Plaintiffs argument that Defendants regarded him as disabled fails as a matter of law. Here, an objective survey of the record reveals that Defendants show the dehydration episode was a transitory and minor impairment. Plaintiff stated himself that the effects lasted only a few hours. Additionally, two follow up doctor visits, which occurred at some point between July 9th and July 24th, resulted in a clean bill of health and no work restrictions or extended recuperation time. An impairment that subsides within a few hours, requires minimal recuperation time and no continuing treatments or restrictions is clearly both transitory and minor. Defendants have adequately established a viable defense, and therefore Plaintiffs argument fails as a matter of law.
Hi. Record of Disability
The regulations state that an individual has a record of a disability “if the individual has a history of, or has been misclassified as having, a mental or physical impairment that substantially limits one or more major life activities. 29 C.F.R. § 1630.2(k)(l). Here, Plaintiff provides no evidence supporting a record of impairment. The only place Plaintiff mentions this argument is in his First Amended Complaint. Defendants submit evidence showing that Plaintiff never advised Defendants that he had any type of disability. Plaintiffs response failed to address the issue altogether, and as a result, no genuine issue of material fact exists.
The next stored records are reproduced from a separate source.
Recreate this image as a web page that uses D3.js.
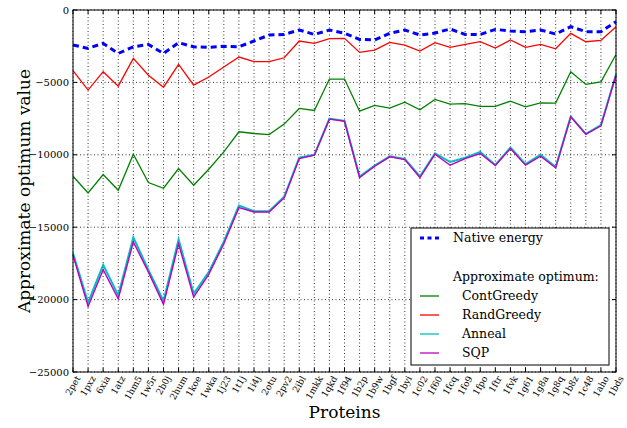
<!DOCTYPE html>
<html><head><meta charset="utf-8">
<script src="https://cdn.jsdelivr.net/npm/d3@7"></script>
<style>body{margin:0;background:#fff}svg{display:block}text{font-family:"DejaVu Serif",serif}</style>
</head><body>
<svg id="c" width="627" height="428"></svg>
<script>
const categories = ["2pet","1pxz","6xia","1atz","1hm5","1w5r","2b0j","2hum","1koe","1wka","1j23","1t1j","1i4j","2otu","2pv2","2ibl","1mkk","1qkd","1f94","1b2p","1b9w","1bgf","1byi","1c02","1f60","1fcq","1fo9","1fpo","1ftr","1fvk","1g61","1g8a","1g8q","1b8z","1c48","1aho","1bds"];
const nativeEnergy = [-2420,-2650,-2300,-3000,-2540,-2380,-3000,-2260,-2540,-2580,-2510,-2540,-2140,-1730,-1690,-1380,-1690,-1380,-1610,-2030,-2070,-1610,-1380,-1730,-1590,-1310,-1690,-1690,-1340,-1450,-1500,-1380,-1660,-1150,-1500,-1500,-810];
const contGreedy = [-11480,-12640,-11360,-12450,-9960,-11920,-12310,-10950,-12100,-11000,-9800,-8410,-8530,-8600,-7880,-6800,-6940,-4770,-4770,-6990,-6590,-6780,-6360,-6890,-6180,-6500,-6460,-6660,-6660,-6290,-6690,-6410,-6430,-4260,-5140,-4960,-3070];
const randGreedy = [-4190,-5530,-4260,-5260,-3340,-4500,-5330,-3760,-5190,-4630,-3940,-3250,-3570,-3570,-3300,-2140,-2300,-1980,-1960,-2930,-2770,-2240,-2420,-2840,-2260,-2580,-2380,-2190,-2630,-2070,-2580,-2380,-2680,-1610,-2190,-2100,-1150];
const anneal = [-16800,-20200,-17600,-19700,-15700,-17950,-20100,-15850,-19600,-18100,-16000,-13500,-13900,-13900,-12900,-10200,-10000,-7500,-7650,-11500,-10750,-10100,-10280,-11500,-9900,-10500,-10200,-9800,-10700,-9500,-10650,-10000,-10850,-7350,-8550,-7950,-4450];
const sqp = [-16940,-20470,-17940,-19940,-16020,-18100,-20330,-16140,-19830,-18260,-16140,-13650,-13950,-13950,-12980,-10260,-10030,-7540,-7680,-11570,-10790,-10140,-10330,-11570,-9960,-10720,-10260,-9910,-10740,-9570,-10720,-10100,-10900,-7380,-8580,-8000,-4500];
const yTicks = [0,-5000,-10000,-15000,-20000,-25000];

const svg = d3.select("#c");
const L=73,R=616,T=10,B=372;
const x = d3.scalePoint().domain(categories).range([L,R]);
const y = d3.scaleLinear().domain([-25000,0]).range([B,T]);
const fmt = v => v<0 ? "\u2212"+Math.abs(v) : String(v);

// grid
const g = svg.append("g");
categories.forEach(c=>{
  g.append("line").attr("x1",x(c)).attr("x2",x(c)).attr("y1",T).attr("y2",B)
   .attr("stroke","#000").attr("stroke-width",0.8).attr("stroke-dasharray","1,2.5");
});
yTicks.forEach(v=>{
  g.append("line").attr("x1",L).attr("x2",R).attr("y1",y(v)).attr("y2",y(v))
   .attr("stroke","#000").attr("stroke-width",0.8).attr("stroke-dasharray","1,2.5");
});

// series
const line = d3.line().x((d,i)=>x(categories[i])).y(d=>y(d));
const series = [
  {d:contGreedy,c:"#008000",w:1.3},
  {d:randGreedy,c:"#ff0000",w:1.3},
  {d:anneal,c:"#00bfbf",w:2},
  {d:sqp,c:"#bf00bf",w:1.4},
];
series.forEach(s=>{
  svg.append("path").attr("d",line(s.d)).attr("fill","none").attr("stroke",s.c).attr("stroke-width",s.w).attr("stroke-linejoin","miter");
});
svg.append("path").attr("d",line(nativeEnergy)).attr("fill","none").attr("stroke","#0000ff")
  .attr("stroke-width",3).attr("stroke-dasharray","6,4");

// frame
svg.append("rect").attr("x",L).attr("y",T).attr("width",R-L).attr("height",B-T)
  .attr("fill","none").attr("stroke","#000").attr("stroke-width",1);

// ticks
categories.forEach(c=>{
  svg.append("line").attr("x1",x(c)).attr("x2",x(c)).attr("y1",B).attr("y2",B-4).attr("stroke","#000");
  svg.append("line").attr("x1",x(c)).attr("x2",x(c)).attr("y1",T).attr("y2",T+4).attr("stroke","#000");
});
yTicks.forEach(v=>{
  svg.append("line").attr("x1",L).attr("x2",L+4).attr("y1",y(v)).attr("y2",y(v)).attr("stroke","#000");
  svg.append("line").attr("x1",R).attr("x2",R-4).attr("y1",y(v)).attr("y2",y(v)).attr("stroke","#000");
  svg.append("text").attr("x",L-4).attr("y",y(v)).attr("dy","0.35em").attr("text-anchor","end")
    .attr("font-size",10).text(fmt(v));
});

// x tick labels, rotated 60 deg, bbox centered on tick
const fs=9, ang=60*Math.PI/180;
categories.forEach(c=>{
  const t = svg.append("text").attr("font-size",fs).attr("text-anchor","middle")
    .attr("dominant-baseline","central").text(c);
  const len = t.node().getComputedTextLength();
  const h = fs*0.75;
  const bh = len*Math.sin(ang)+h*Math.cos(ang);
  const cy = B+3+bh/2;
  t.attr("transform",`translate(${x(c)},${cy}) rotate(-60)`);
});

// axis labels
svg.append("text").attr("x",(L+R)/2).attr("y",418).attr("text-anchor","middle").attr("font-size",17).text("Proteins");
svg.append("text").attr("transform",`translate(24,${(T+B)/2}) rotate(-90)`).attr("text-anchor","middle")
  .attr("dy","0.35em").attr("font-size",17).text("Approximate optimum value");

// legend
const lg = svg.append("g");
lg.append("rect").attr("x",411).attr("y",228).attr("width",198).attr("height",137)
  .attr("fill","#fff").attr("stroke","#000").attr("stroke-width",1);
const items = [
  {label:"Native energy",c:"#0000ff",dash:true,y:238,tx:453},
  {label:"Approximate optimum:",c:null,y:277,tx:453},
  {label:"ContGreedy",c:"#008000",y:296,tx:462},
  {label:"RandGreedy",c:"#ff0000",y:315,tx:462},
  {label:"Anneal",c:"#00bfbf",y:334,tx:462},
  {label:"SQP",c:"#bf00bf",y:353,tx:462},
];
items.forEach(it=>{
  if(it.c){
    const l = lg.append("line").attr("x1",420).attr("x2",439).attr("y1",it.y).attr("y2",it.y).attr("stroke",it.c);
    if(it.dash) l.attr("stroke-width",3).attr("stroke-dasharray","4,3.5");
    else l.attr("stroke-width",1.3);
  }
  lg.append("text").attr("x",it.tx).attr("y",it.y).attr("dy","0.35em").attr("font-size",12.5).text(it.label);
});
</script>
</body></html>
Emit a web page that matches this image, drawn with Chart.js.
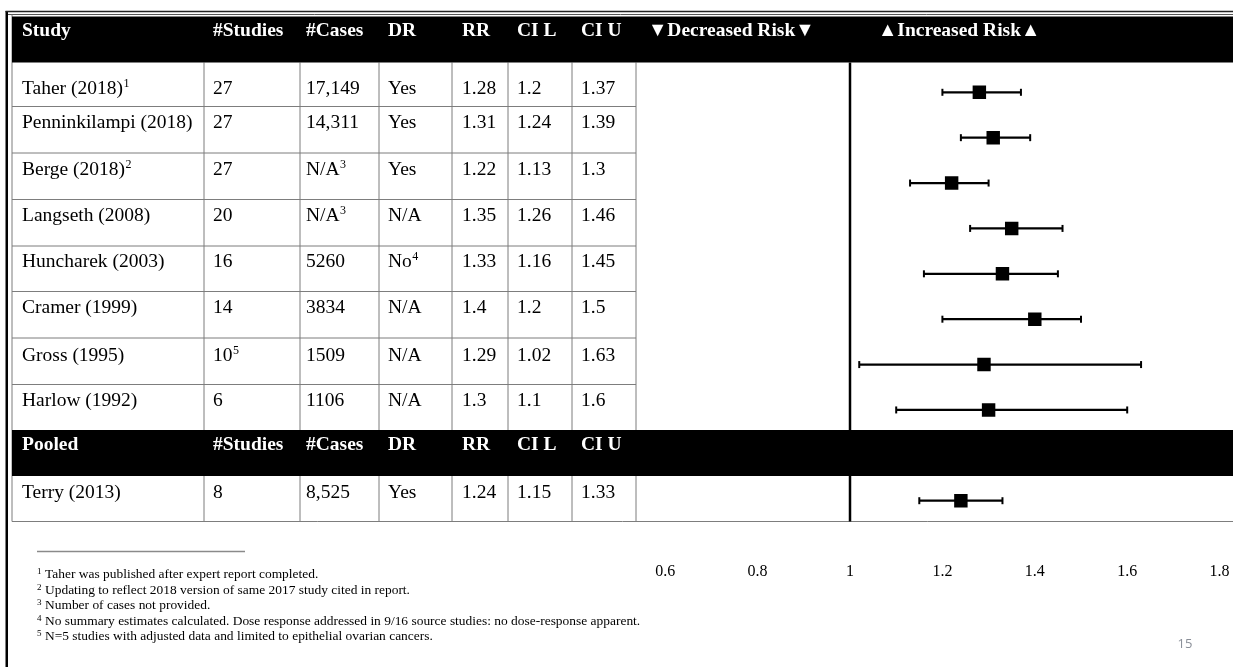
<!DOCTYPE html>
<html>
<head>
<meta charset="utf-8">
<script src="https://cdn.jsdelivr.net/npm/chart.js@4.4.0/dist/chart.umd.min.js"></script>
<style>
  html, body { margin: 0; padding: 0; background: #fff; overflow: hidden; }
  canvas { display: block; }
</style>
</head>
<body>
<canvas id="forest" width="1233" height="667"></canvas>
<script>
// ---------- data ----------
const headerLabels = ['Study', '#Studies', '#Cases', 'DR', 'RR', 'CI L', 'CI U'];
const pooledLabels = ['Pooled', '#Studies', '#Cases', 'DR', 'RR', 'CI L', 'CI U'];
const riskLabels = ['\u25BCDecreased Risk\u25BC', '\u25B2Increased Risk\u25B2'];

const studyNames   = ['Taher (2018)', 'Penninkilampi (2018)', 'Berge (2018)', 'Langseth (2008)', 'Huncharek (2003)', 'Cramer (1999)', 'Gross (1995)', 'Harlow (1992)'];
const studyNotes   = ['1', '', '2', '', '', '', '', ''];
const studyCounts  = ['27', '27', '27', '20', '16', '14', '10', '6'];
const countNotes   = ['', '', '', '', '', '', '5', ''];
const caseCounts   = ['17,149', '14,311', 'N/A', 'N/A', '5260', '3834', '1509', '1106'];
const caseNotes    = ['', '', '3', '3', '', '', '', ''];
const doseResponse = ['Yes', 'Yes', 'Yes', 'N/A', 'No', 'N/A', 'N/A', 'N/A'];
const drNotes      = ['', '', '', '', '4', '', '', ''];
const relRisk      = [1.28, 1.31, 1.22, 1.35, 1.33, 1.4, 1.29, 1.3];
const ciLower      = [1.2, 1.24, 1.13, 1.26, 1.16, 1.2, 1.02, 1.1];
const ciUpper      = [1.37, 1.39, 1.3, 1.46, 1.45, 1.5, 1.63, 1.6];

const pooledNames  = ['Terry (2013)'];
const pooledCounts = ['8'];
const pooledCases  = ['8,525'];
const pooledDR     = ['Yes'];
const pooledRR     = [1.24];
const pooledLower  = [1.15];
const pooledUpper  = [1.33];

const xTicks = [0.6, 0.8, 1, 1.2, 1.4, 1.6, 1.8];
const referenceRR = 1;

const footnoteMarks = ['1', '2', '3', '4', '5'];
const footnotes = [
  'Taher was published after expert report completed.',
  'Updating to reflect 2018 version of same 2017 study cited in report.',
  'Number of cases not provided.',
  'No summary estimates calculated. Dose response addressed in 9/16 source studies: no dose-response apparent.',
  'N=5 studies with adjusted data and limited to epithelial ovarian cancers.'
];
const pageNumber = '15';

// ---------- layout ----------
const W = 1233, H = 667;
const COLS = [12, 204, 300, 379, 452, 508, 572, 636];
const PADS = [10, 9, 6, 9, 10, 9, 9];
const RISK_X = [648, 878];
const HEADER_BAND = [16.5, 62.5];
const ROW_LINES = [106.5, 153, 199.5, 246, 291.5, 338, 384.5];
const POOLED_BAND = [430, 476];
const TABLE_BOTTOM = 521.5;
const HEADER_BASE = 36;
const POOLED_HEADER_BASE = 449.5;
const ROW_BASES = [94, 128, 175, 221, 267, 313, 360.5, 406];
const POOLED_BASES = [497.5];
const FOOT_BASES = [578, 593.5, 609, 624.5, 640];
const SERIF = '"Liberation Serif", "Times New Roman", serif';
const GRID = '#7d7d7d';

function font(size, bold) { return (bold ? 'bold ' : '') + size + 'px ' + SERIF; }

function cellText(ctx, text, note, x, base, opts) {
  const size = opts.size || 19.5;
  ctx.font = font(size, opts.bold);
  ctx.fillStyle = opts.color || '#000';
  ctx.textAlign = 'left';
  ctx.textBaseline = 'alphabetic';
  ctx.fillText(text, x, base);
  if (note) {
    const w = ctx.measureText(text).width;
    ctx.font = font(opts.noteSize || 12, false);
    ctx.fillText(note, x + w + 0.5, base - (opts.raise || 7));
  }
}

function hline(ctx, x0, x1, y, color, lw) {
  ctx.strokeStyle = color; ctx.lineWidth = lw;
  ctx.beginPath(); ctx.moveTo(x0, y); ctx.lineTo(x1, y); ctx.stroke();
}
function vline(ctx, x, y0, y1, color, lw) {
  ctx.strokeStyle = color; ctx.lineWidth = lw;
  ctx.beginPath(); ctx.moveTo(x, y0); ctx.lineTo(x, y1); ctx.stroke();
}

// table, frame and notes painted beneath the plot
const tablePlugin = {
  id: 'table',
  beforeDraw(chart) {
    const ctx = chart.ctx;
    ctx.save();
    ctx.fillStyle = '#fff';
    ctx.fillRect(0, 0, W, H);

    // outer frame
    ctx.fillStyle = '#000';
    ctx.fillRect(5.5, 11, 2.5, H - 11);
    hline(ctx, 5.5, W, 11.5, '#222', 1.3);
    hline(ctx, 8, W, 14.5, '#555', 1);
    vline(ctx, 12, 14.5, TABLE_BOTTOM, GRID, 1);

    // grid lines of the table
    ROW_LINES.forEach(y => hline(ctx, 12, COLS[7], y, GRID, 1));
    hline(ctx, 12, W, TABLE_BOTTOM, GRID, 1);
    COLS.slice(1).forEach(x => {
      vline(ctx, x, HEADER_BAND[1], POOLED_BAND[0], GRID, 1);
      vline(ctx, x, POOLED_BAND[1], TABLE_BOTTOM, GRID, 1);
    });

    // black header bands
    ctx.fillStyle = '#000';
    ctx.fillRect(12, HEADER_BAND[0], W - 12, HEADER_BAND[1] - HEADER_BAND[0]);
    ctx.fillRect(12, POOLED_BAND[0], W - 12, POOLED_BAND[1] - POOLED_BAND[0]);

    headerLabels.forEach((t, c) => cellText(ctx, t, '', COLS[c] + PADS[c], HEADER_BASE, { bold: true, color: '#fff' }));
    riskLabels.forEach((t, i) => cellText(ctx, t, '', RISK_X[i], HEADER_BASE, { bold: true, color: '#fff' }));
    pooledLabels.forEach((t, c) => cellText(ctx, t, '', COLS[c] + PADS[c], POOLED_HEADER_BASE, { bold: true, color: '#fff' }));

    // study rows
    studyNames.forEach((name, r) => {
      const b = ROW_BASES[r];
      const cells = [
        [name, studyNotes[r]], [studyCounts[r], countNotes[r]], [caseCounts[r], caseNotes[r]],
        [doseResponse[r], drNotes[r]], [String(relRisk[r]), ''], [String(ciLower[r]), ''], [String(ciUpper[r]), '']
      ];
      cells.forEach((cell, c) => cellText(ctx, cell[0], cell[1], COLS[c] + PADS[c], b, {}));
    });
    pooledNames.forEach((name, r) => {
      const b = POOLED_BASES[r];
      const cells = [name, pooledCounts[r], pooledCases[r], pooledDR[r], String(pooledRR[r]), String(pooledLower[r]), String(pooledUpper[r])];
      cells.forEach((t, c) => cellText(ctx, t, '', COLS[c] + PADS[c], b, {}));
    });

    // footnotes
    hline(ctx, 37, 245, 551.5, '#8a8a8a', 1.5);
    footnotes.forEach((t, i) => {
      ctx.font = font(9, false);
      ctx.fillStyle = '#000';
      ctx.textAlign = 'left';
      ctx.textBaseline = 'alphabetic';
      ctx.fillText(footnoteMarks[i], 37, FOOT_BASES[i] - 4);
      ctx.font = font(13.45, false);
      ctx.fillText(t, 45, FOOT_BASES[i]);
    });

    // page number
    ctx.font = '13px "Open Sans", "Liberation Sans", sans-serif';
    ctx.fillStyle = '#8a8f98';
    ctx.textAlign = 'center';
    ctx.fillText(pageNumber, 1185, 648);
    ctx.restore();
  }
};

// reference line and confidence intervals, drawn under the squares
const intervalPlugin = {
  id: 'intervals',
  beforeDatasetsDraw(chart) {
    const { ctx, scales: { x, y } } = chart;
    ctx.save();
    const xr = x.getPixelForValue(referenceRR);
    vline(ctx, xr, HEADER_BAND[1], TABLE_BOTTOM, '#000', 2.5);
    chart.data.datasets[0].data.forEach(p => {
      const yy = y.getPixelForValue(p.y);
      const xl = x.getPixelForValue(p.lo);
      const xh = x.getPixelForValue(p.hi);
      hline(ctx, xl, xh, yy, '#000', 2.2);
      vline(ctx, xl, yy - 3.5, yy + 3.5, '#000', 2);
      vline(ctx, xh, yy - 3.5, yy + 3.5, '#000', 2);
    });
    ctx.restore();
  }
};

const points = relRisk.map((v, i) => ({ x: v, y: i, lo: ciLower[i], hi: ciUpper[i] }))
  .concat(pooledRR.map((v, i) => ({ x: v, y: studyNames.length + 1 + i, lo: pooledLower[i], hi: pooledUpper[i] })));

new Chart(document.getElementById('forest'), {
  type: 'scatter',
  data: {
    datasets: [{
      data: points,
      pointStyle: 'rect',
      pointRadius: 9.5,
      pointBorderWidth: 0,
      backgroundColor: '#000',
      borderColor: '#000'
    }]
  },
  options: {
    responsive: false,
    animation: false,
    devicePixelRatio: 1,
    layout: { padding: { left: 665.2, right: 13.4, top: 69.6, bottom: 83.6 } },
    plugins: { legend: { display: false }, tooltip: { enabled: false } },
    scales: {
      x: {
        type: 'linear',
        min: xTicks[0],
        max: xTicks[xTicks.length - 1],
        afterBuildTicks: s => { s.ticks = xTicks.map(v => ({ value: v })); },
        afterFit: s => { s.height = 60; },
        grid: { display: true, drawOnChartArea: false, drawTicks: true, tickLength: 39, color: 'rgba(0,0,0,0)' },
        border: { display: false },
        ticks: {
          padding: 0,
          color: '#000',
          font: { family: SERIF, size: 16 },
          maxRotation: 0,
          autoSkip: false,
          callback: v => String(v)
        }
      },
      y: {
        type: 'linear',
        reverse: true,
        min: -0.5,
        max: studyNames.length + pooledNames.length + 0.5,
        display: false
      }
    }
  },
  plugins: [tablePlugin, intervalPlugin]
});
</script>
</body>
</html>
Plaintiff, as a matter of law, does not show that he is disabled under the record of disability prong.
CONCLUSION
For the above reasons, Defendants are entitled to summary judgment on all of Plaintiffs claims.
IT IS SO ORDERED.
. Plaintiff answered "yes” or "absolutely” to the following questions: "Was your vision substantially limited? ... Was your eating ability substantially limited? ... Was your ability to walk substantially limited? ... Was your speaking substantially limited? ... Was your breathing affected and substantially limited? ... [Y]our thinking and concentration was limited?”